Zinc protoporphyrin IX, a heme oxygenase-1 inhibitor, demonstrates potent antitumor effects but is unable to potentiate antitumor effects of chemotherapeutics in mice

Dominika Nowis¹ , Marek Bugajski¹ , Magdalena Winiarska¹^,2 , Jacek Bil¹ , Angelika Szokalska¹ , Pawel Salwa¹ , Tadeusz Issat¹ , Halina Was³ , Alicja Jozkowicz³ , Jozef Dulak³ , Tomasz Stoklosa¹ and Jakub Golab¹

¹Department of Immunology, Center of Biostructure Research, the Medical University of Warsaw, Banacha 1A, 02-097 Warsaw, Poland

²Department of Laboratory Diagnostics and Clinical Immunology, the Medical University of Warsaw, Marszalkowska 24, 00-576 Warsaw, Poland

³Department of Medical Biotechnology, Faculty of Biochemistry, Biophysics and Biotechnology, Jagiellonian University, Gronostajowa 7, 30-387 Krakow, Poland

author email corresponding author email

BMC Cancer 2008, 8:197doi:10.1186/1471-2407-8-197


Published:	11 July 2008

Abstract

Background

HO-1 participates in the degradation of heme.
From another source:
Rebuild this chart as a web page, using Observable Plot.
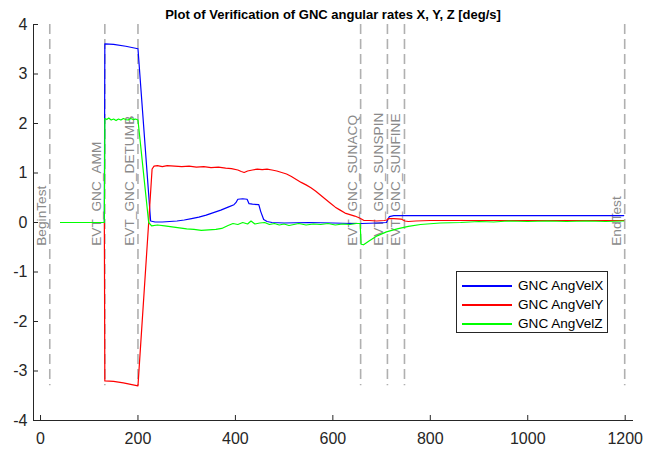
<!DOCTYPE html>
<html><head><meta charset="utf-8">
<script src="https://cdn.jsdelivr.net/npm/d3@7"></script>
<script src="https://cdn.jsdelivr.net/npm/@observablehq/plot@0.6"></script>
<style>
body{margin:0;background:#fff;}
#wrap{position:relative;width:655px;height:449px;overflow:hidden;}
#legend{position:absolute;left:456px;top:271px;width:152px;height:62px;border:1px solid #262626;background:#fff;box-sizing:border-box;font-family:"Liberation Sans",Arial,sans-serif;font-size:13.6px;color:#000;padding-top:4px;}
#legend .row{display:flex;align-items:center;height:19px;}
#legend .sw{width:50px;height:2px;margin-left:5px;margin-right:6px;}
</style></head><body><div id="wrap"></div>
<script>
const titleText = "Plot of Verification of GNC angular rates X, Y, Z [deg/s]";
const xTicks = [0, 200, 400, 600, 800, 1000, 1200];
const yTicks = [-4, -3, -2, -1, 0, 1, 2, 3, 4];
const eventNames = ["BeginTest", "EVT_GNC_AMM", "EVT_GNC_DETUMB", "EVT_GNC_SUNACQ", "EVT_GNC_SUNSPIN", "EVT_GNC_SUNFINE", "EndTest"];
const eventTimes = [19, 132, 200, 657, 712, 747, 1199];
const seriesNames = ["GNC AngVelX", "GNC AngVelY", "GNC AngVelZ"];
const seriesColors = ["#0000ff", "#ff0000", "#00ff00"];

const tX = [41, 131, 132, 150, 175, 200, 226, 235, 250, 265, 280, 295, 310, 325, 340, 355, 370, 385, 397, 401, 405, 415, 424, 428, 435, 448, 452, 458, 465, 475, 500, 550, 600, 640, 660, 690, 710, 716, 725, 760, 850, 1000, 1197];
const vX = [0, 0, 3.61, 3.60, 3.56, 3.51, 0.03, 0.01, 0.01, 0.02, 0.03, 0.05, 0.08, 0.11, 0.15, 0.20, 0.25, 0.31, 0.36, 0.40, 0.47, 0.48, 0.47, 0.38, 0.37, 0.36, 0.22, 0.06, 0.02, 0.0, -0.01, 0.0, -0.01, -0.02, -0.02, -0.01, 0.0, 0.12, 0.14, 0.14, 0.14, 0.14, 0.14];

const tY = [41, 131, 132, 150, 170, 200, 222, 229, 233, 240, 250, 260, 275, 290, 305, 320, 335, 350, 365, 380, 392, 405, 412, 418, 425, 435, 445, 455, 465, 475, 485, 495, 505, 515, 525, 535, 545, 555, 565, 575, 585, 595, 605, 615, 625, 635, 645, 655, 664, 675, 690, 705, 711, 714, 725, 740, 748, 755, 770, 800, 900, 1000, 1100, 1197];
const vY = [0, 0, -3.20, -3.21, -3.24, -3.30, 0, 1.08, 1.14, 1.15, 1.13, 1.15, 1.14, 1.13, 1.14, 1.12, 1.13, 1.11, 1.12, 1.10, 1.09, 1.06, 1.03, 1.01, 1.04, 1.06, 1.08, 1.07, 1.08, 1.06, 1.04, 1.01, 0.98, 0.93, 0.87, 0.81, 0.76, 0.70, 0.63, 0.55, 0.47, 0.39, 0.31, 0.25, 0.19, 0.16, 0.13, 0.09, 0.04, 0.04, 0.03, 0.04, 0.05, 0.08, 0.08, 0.07, 0.03, 0.02, 0.03, 0.04, 0.04, 0.04, 0.04, 0.04];

const tZ = [41, 131, 132, 136, 140, 145, 150, 155, 160, 165, 170, 175, 180, 185, 190, 195, 200, 222, 228, 240, 255, 270, 285, 300, 315, 330, 345, 360, 372, 385, 395, 405, 415, 425, 432, 440, 450, 460, 470, 480, 490, 500, 510, 520, 530, 545, 560, 575, 590, 605, 620, 635, 648, 656, 658, 663, 675, 691, 710, 732, 755, 780, 820, 862, 900, 930, 960, 1000, 1040, 1080, 1120, 1160, 1197];
const vZ = [0, 0, 2.10, 2.08, 2.11, 2.07, 2.09, 2.06, 2.09, 2.07, 2.10, 2.08, 2.07, 2.10, 2.08, 2.09, 2.07, 0.0, -0.07, -0.05, -0.07, -0.09, -0.11, -0.13, -0.14, -0.16, -0.15, -0.14, -0.12, -0.06, -0.02, -0.04, 0.0, -0.03, 0.03, -0.03, -0.01, 0.0, -0.04, -0.02, -0.05, -0.03, -0.06, -0.04, -0.02, -0.05, -0.03, -0.04, -0.02, -0.05, -0.03, -0.04, -0.02, -0.02, -0.44, -0.45, -0.37, -0.27, -0.19, -0.13, -0.08, -0.04, -0.01, 0.0, 0.02, 0.01, 0.03, 0.02, 0.03, 0.02, 0.03, 0.02, 0.03];

const mk = (ts, vs) => ts.map((t, i) => ({t, v: vs[i]}));
const sX = mk(tX, vX), sY = mk(tY, vY), sZ = mk(tZ, vZ);
const events = eventTimes.map((t, i) => ({t, name: eventNames[i]}));
const dataMin = d3.min([...vX, ...vY, ...vZ]);
const yMax = d3.max(yTicks);
const labelY = -0.47;
const fmt = d => String(d);
const font = "Liberation Sans, Arial, Helvetica, sans-serif";

const chart = Plot.plot({
  width: 655, height: 449,
  marginLeft: 33, marginRight: 23, marginTop: 24, marginBottom: 29,
  x: {domain: [-14.4, 1215]},
  y: {domain: [-4, 4]},
  style: {fontFamily: font, background: "white", color: "#262626", overflow: "visible"},
  marks: [
    Plot.ruleX(events, {x: "t", y1: yMax, y2: dataMin, stroke: "#b0b0b0", strokeWidth: 1.6, strokeDasharray: "10,5"}),
    Plot.text(events, {x: "t", y: labelY, text: "name", rotate: -90, textAnchor: "start", lineAnchor: "bottom", dx: -4, fill: "#8a8a8a", fontSize: 13.7}),
    Plot.line(sX, {x: "t", y: "v", stroke: seriesColors[0], strokeWidth: 1.2}),
    Plot.line(sY, {x: "t", y: "v", stroke: seriesColors[1], strokeWidth: 1.2}),
    Plot.line(sZ, {x: "t", y: "v", stroke: seriesColors[2], strokeWidth: 1.2}),
    Plot.frame({anchor: "bottom", stroke: "#262626"}),
    Plot.frame({anchor: "left", stroke: "#262626"}),
    Plot.axisX({ticks: xTicks, tickFormat: fmt, tickSize: -5, tickPadding: 17, fontSize: 16, color: "#262626", label: null}),
    Plot.axisY({ticks: yTicks, tickFormat: fmt, tickSize: -5, tickPadding: 11, fontSize: 16, color: "#262626", label: null}),
    Plot.text([titleText], {frameAnchor: "top", lineAnchor: "bottom", dy: -6, fontSize: 13, fontWeight: "bold", fill: "#000"})
  ]
});
const wrap = document.getElementById("wrap");
wrap.appendChild(chart);
const leg = document.createElement("div");
leg.id = "legend";
seriesNames.forEach((n, i) => {
  const r = document.createElement("div"); r.className = "row";
  const s = document.createElement("div"); s.className = "sw"; s.style.background = seriesColors[i];
  const t = document.createElement("span"); t.textContent = n;
  r.appendChild(s); r.appendChild(t); leg.appendChild(r);
});
wrap.appendChild(leg);
</script></body></html>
Its products can exert unique cytoprotective effects. Numerous tumors express high levels of HO-1 indicating that this enzyme might be a potential therapeutic target. In this study we decided to evaluate potential cytostatic/cytotoxic effects of zinc protoporphyrin IX (Zn(II)PPIX), a selective HO-1 inhibitor and to evaluate its antitumor activity in combination with chemotherapeutics.

Methods

Cytostatic/cytotoxic effects of Zn(II)PPIX were evaluated with crystal violet staining and clonogenic assay. Western blotting was used for the evaluation of protein expression. Flow cytometry was used to evaluate the influence of Zn(II)PPIX on the induction of apoptosis and generation of reactive oxygen species. Knock-down of HO-1 expression was achieved with siRNA. Antitumor effects of Zn(II)PPIX alone or in combination with chemotherapeutics were measured in transplantation tumor models.

Results

Zn(II)PPIX induced significant accumulation of reactive oxygen species in tumor cells. This effect was partly reversed by administration of exogenous bilirubin. Moreover, Zn(II)PPIX exerted potent cytostatic/cytotoxic effects against human and murine tumor cell lines. Despite a significant time and dose-dependent decrease in cyclin D expression in Zn(II)PPIX-treated cells no accumulation of tumor cells in G1 phase of the cell cycle was observed. However, incubation of C-26 cells with Zn(II)PPIX increased the percentage of cells in sub-G1 phase of the cells cycle. Flow cytometry studies with propidium iodide and annexin V staining as well as detection of cleaved caspase 3 by Western blotting revealed that Zn(II)PPIX can induce apoptosis of tumor cells. B16F10 melanoma cells overexpressing HO-1 and transplanted into syngeneic mice were resistant to either Zn(II)PPIX or antitumor effects of cisplatin. Zn(II)PPIX was unable to potentiate antitumor effects of 5-fluorouracil, cisplatin or doxorubicin in three different tumor models, but significantly potentiated toxicity of 5-FU and cisplatin.

Conclusion

Inhibition of HO-1 exerts antitumor effects but should not be used to potentiate antitumor effects of cancer chemotherapeutics unless procedures of selective tumor targeting of HO-1 inhibitors are developed.